The exact steps that are required to load, activate and configure a VST plug-in differ from application to application. However, it will generally be required to make the application "recognize" the new VST plug-in, i.e. DynamicAudioNormalizerVST.dll
first. Most applications will either pick up the VST plug-in from the global VST directory – usually located at C:\Program Files (x86)\Steinberg\Vstplugins
on Windows – or provide an option to choose the directory from where to load the VST plug-in. This means that, depending on the individual application, you will either need to copy the Dynamic Audio Normalizer VST plug-in into the global VST directory or tell the application where the Dynamic Audio Normalizer VST plug-in is located. Note that, with some applications, it may also be required to explicitly scan for new VST pluig-ins. See the manual for details! The screen capture bellow shows the situation in the Acoustica 6.0 software by Acon AS. Here we simply open the "VST Directories" dialogue from the "Plug-Ins" menu, then add the Dynamic Audio Normalizer directory and finally click "OK".
Furthermore, note that – unless you are using the static build of the Dynamic Audio Normalizer – the VST plug-in DLL, i.e. DynamicAudioNormalizerVST.dll
, also requires the Dynamic Audio Normalizer core library, i.e. DynamicAudioNormalizerAPI.dll
. This means that the core library must be made available to the VST host in addition to the VST plug-in itself. Otherwise, loading the VST plug-in DLL is going to fail! Copying the core library to the same directory, where the VST plug-in DLL, is located generally is not sufficient. Instead, the core library must be located in one of those directories that are checked for additional DLL dependencies (see here for details). Therefore, it is recommended to copy the DynamicAudioNormalizerAPI.dll
file into the same directory where the VST host's "main" executable (EXE file) is located.
Important: Please note that Dynamic Audio Normalizer VST plug-in uses the VST interface version 2.x, which is the most widely supported VST version at this time. VST interface version 3.x is not currently used, supported or required. Also note that 32-Bit (x86) VST host application can only work with 32-Bit VST plug-ins and, similarly, 64-Bit (AMD64/Intel64) VST host application can only work with 64-Bit VST plug-ins. Depending on the "bitness" of your individual VST host application, always the suitable VST plug-in DLL file, 32- or 64-Bit, must be chosen!

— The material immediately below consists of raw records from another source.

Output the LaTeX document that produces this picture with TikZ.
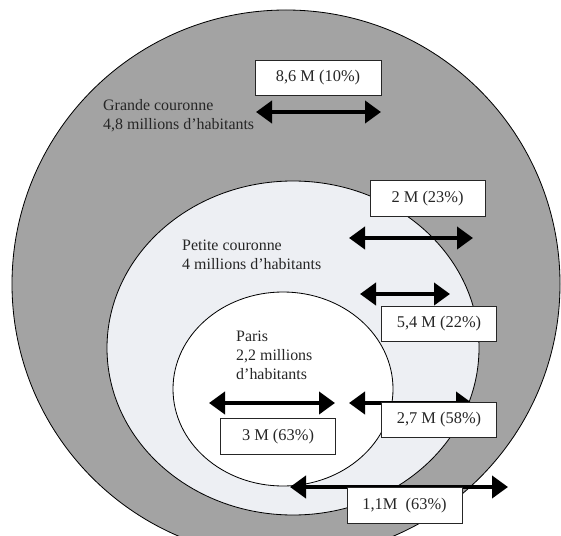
\documentclass[tikz,border=0pt]{standalone}
\usepackage{fontspec}
\setmainfont{Liberation Serif}
\usetikzlibrary{arrows.meta}
\definecolor{grandegray}{RGB}{163,163,163}
\definecolor{petitegray}{RGB}{237,239,243}
\tikzset{
zone/.style={draw=black, line width=0.7pt},
flux/.style={line width=3.7pt, {Triangle[length=0.48cm,width=0.66cm]}-{Triangle[length=0.48cm,width=0.66cm]}},
valbox/.style={draw=black!85, fill=white, line width=0.6pt, minimum width=3.45cm, minimum height=1.07cm, inner sep=0pt, font=\fontsize{14}{16}\selectfont, text=black!85},
zonelabel/.style={align=left, anchor=west, inner sep=0pt, font=\fontsize{13.6}{16.2}\selectfont, text=black!85}
}

\begin{document}
\begin{tikzpicture}[x=0.03cm, y=-0.03cm]
    \useasboundingbox (0,0) rectangle (561,536);
    % the three zones
    \fill[white] (0,0) rectangle (561,536);
    \draw[zone, fill=grandegray] (286,284) circle [radius=274];
    \draw[zone, fill=petitegray] (293,348) ellipse [x radius=186, y radius=167];
    \draw[zone, fill=white] (283,389) ellipse [x radius=110, y radius=97];

    \node[zonelabel] (grande) at (103,115.5) {Grande couronne\\4,8 millions d’habitants};
    \node[zonelabel] (petite) at (182,254.5) {Petite couronne\\4 millions d’habitants};
    \node[zonelabel] (paris) at (236,355.5) {Paris\\2,2 millions\\d’habitants};

    % flows
    \coordinate (g1) at (256,112);
    \coordinate (g2) at (381,112);
    \coordinate (p1) at (349,238);
    \coordinate (p2) at (473,238);
    \coordinate (q1) at (360,294);
    \coordinate (q2) at (450,294);
    \coordinate (r1) at (209,403);
    \coordinate (r2) at (335,403);
    \coordinate (s1) at (349,403);
    \coordinate (s2) at (472,403);
    \coordinate (t1) at (290,487);
    \coordinate (t2) at (508,487);
    \draw[flux] (g1) -- (g2);
    \draw[flux] (p1) -- (p2);
    \draw[flux] (q1) -- (q2);
    \draw[flux] (r1) -- (r2);
    \draw[flux] (s1) -- (s2);
    \draw[flux] (t1) -- (t2);

    \node[valbox, minimum width=3.78cm] (b86) at (318,78) {8,6 M (10\%)};
    \node[valbox] (b2) at (427.5,198.5) {2 M (23\%)};
    \node[valbox] (b54) at (439,324) {5,4 M (22\%)};
    \node[valbox] (b3) at (278,436.5) {3 M (63\%)};
    \node[valbox] (b27) at (439,420) {2,7 M (58\%)};
    \node[valbox] (b11) at (404.5,505.5) {1,1M\ \ (63\%)};
\end{tikzpicture}
\end{document}
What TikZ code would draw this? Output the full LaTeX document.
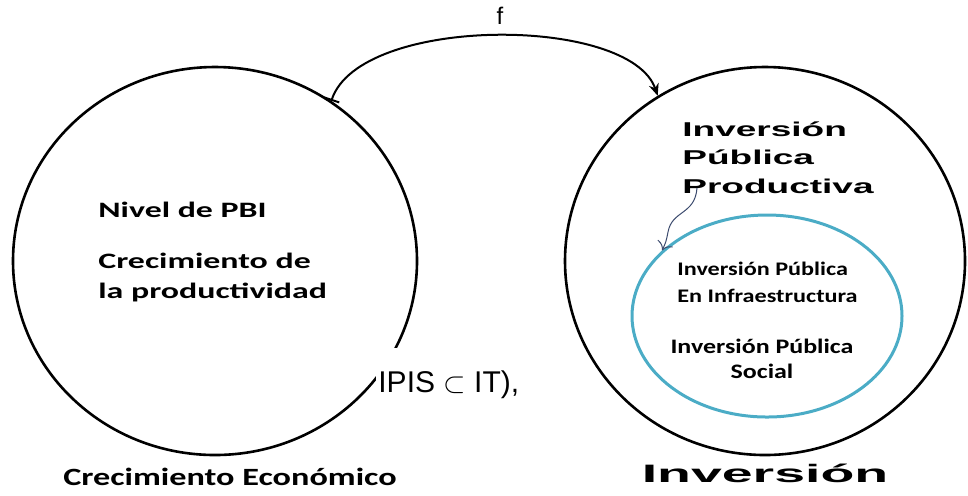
\documentclass[tikz,border=0pt]{standalone}
\usepackage{fontspec}
\setmainfont{Carlito}
\newfontfamily\pbifont{Carlito}[FakeStretch=1.54]
\newfontfamily\subfont{Carlito}[FakeStretch=1.26]
\newfontfamily\capfont{Carlito}[FakeStretch=1.38]
\newfontfamily\widefont{Liberation Sans}[FakeStretch=1.85]
\newfontfamily\widerfont{Liberation Sans}[FakeStretch=2.2]
\newfontfamily\arialfont{Liberation Sans}
\usepackage{tikz}
\usetikzlibrary{arrows.meta,shapes.geometric,positioning}
\definecolor{tealblue}{RGB}{75,172,198}
\definecolor{wavyblue}{RGB}{60,75,110}
\tikzset{
  conjunto/.style={ellipse, draw=black, line width=1.3pt, inner sep=0pt},
  subconjunto/.style={ellipse, draw=tealblue, line width=1.5pt, inner sep=0pt},
  texto/.style={inner sep=0pt, text=black}
}

\begin{document}
\begin{tikzpicture}[x=0.5pt, y=-0.5pt]
\useasboundingbox (0,0) rectangle (968,495);
\node[conjunto, minimum width=202pt, minimum height=194pt] (crec) at (215,261) {};
\node[conjunto, minimum width=200pt, minimum height=194pt] (inv) at (765,261) {};
\node[subconjunto, minimum width=135pt, minimum height=101pt] (ip) at (767,316) {};

\node[texto, anchor=base west, font=\pbifont\bfseries\fontsize{11}{15}\selectfont] (pbi) at (98,217) {Nivel de PBI};
\node[texto, anchor=base west, align=left, font=\pbifont\bfseries\fontsize{11}{15}\selectfont] (prod) at (98,298) {Crecimiento de\\la productividad};
\node[texto, anchor=base west, fill=white, inner xsep=1pt, text height=22pt, text depth=3pt, font=\arialfont\fontsize{15}{18}\selectfont] (ipis) at (376,392) {IPIS $\subset$ IT),};

\node[texto, anchor=base west, align=left, font=\widefont\bfseries\fontsize{10}{14.25}\selectfont] (ipp) at (682,193) {Inversión\\Pública\\Productiva};
\node[texto, anchor=base west, align=left, font=\subfont\bfseries\fontsize{9.6}{13.5}\selectfont] (ipinf) at (677,302) {Inversión Pública\\ En Infraestructura};
\node[texto, anchor=base, align=center, font=\subfont\bfseries\fontsize{10.3}{12.5}\selectfont] (ipsoc) at (762,378) {Inversión Pública\\Social};

\node[texto, anchor=base, font=\arialfont\fontsize{12}{14}\selectfont] (f) at (500,24) {f};
\node[texto, anchor=base, font=\capfont\bfseries\fontsize{12.4}{15}\selectfont] (lblcrec) at (230,485) {Crecimiento Económico};
\node[texto, anchor=base, font=\widerfont\bfseries\fontsize{12.6}{15}\selectfont] (lblinv) at (765,482) {Inversión};

\draw[line width=1pt, {Bar[width=8pt]}-{Stealth[length=6pt,width=5pt]}] (crec.54) .. controls (360,15) and (630,15) .. (inv.123);
\coordinate (pstem) at (697,188);
\draw[wavyblue, line width=0.5pt, -{To[length=4pt]}] (pstem) .. controls (695,215) and (672,210) .. (668,232) .. controls (666,242) .. (ip.148);
\end{tikzpicture}
\end{document}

The algorithm used by the Dynamic Audio Normalizer uses a "look ahead" buffer. This necessarily requires that – at the beginning of the process – we read a certain minimum number of input samples before the first output samples can be computed. With a more flexible effect interface, like the one used by SoX, the plug-in could request as many input samples from the host application as required, before it starts returning output samples. The VST interface, however, is rather limited in this regard: VST enforces that the plug-in process the audio in small chunks. The size of these chunks is dictated by the host application. Furthermore, VST enforces that the plug-in returns the corresponding output samples for each chunk of audio data immediately – the VST host won't provide the next chunk of input samples until the VST plug-in has returned the output samples for the previous chunk. To the best of our knowledge, there is no way to request even more input samples from the VST host! Consequently, the only known way to realize a "look ahead" buffer with VST is actually delaying all audio samples and returning some "silent" samples at the beginning.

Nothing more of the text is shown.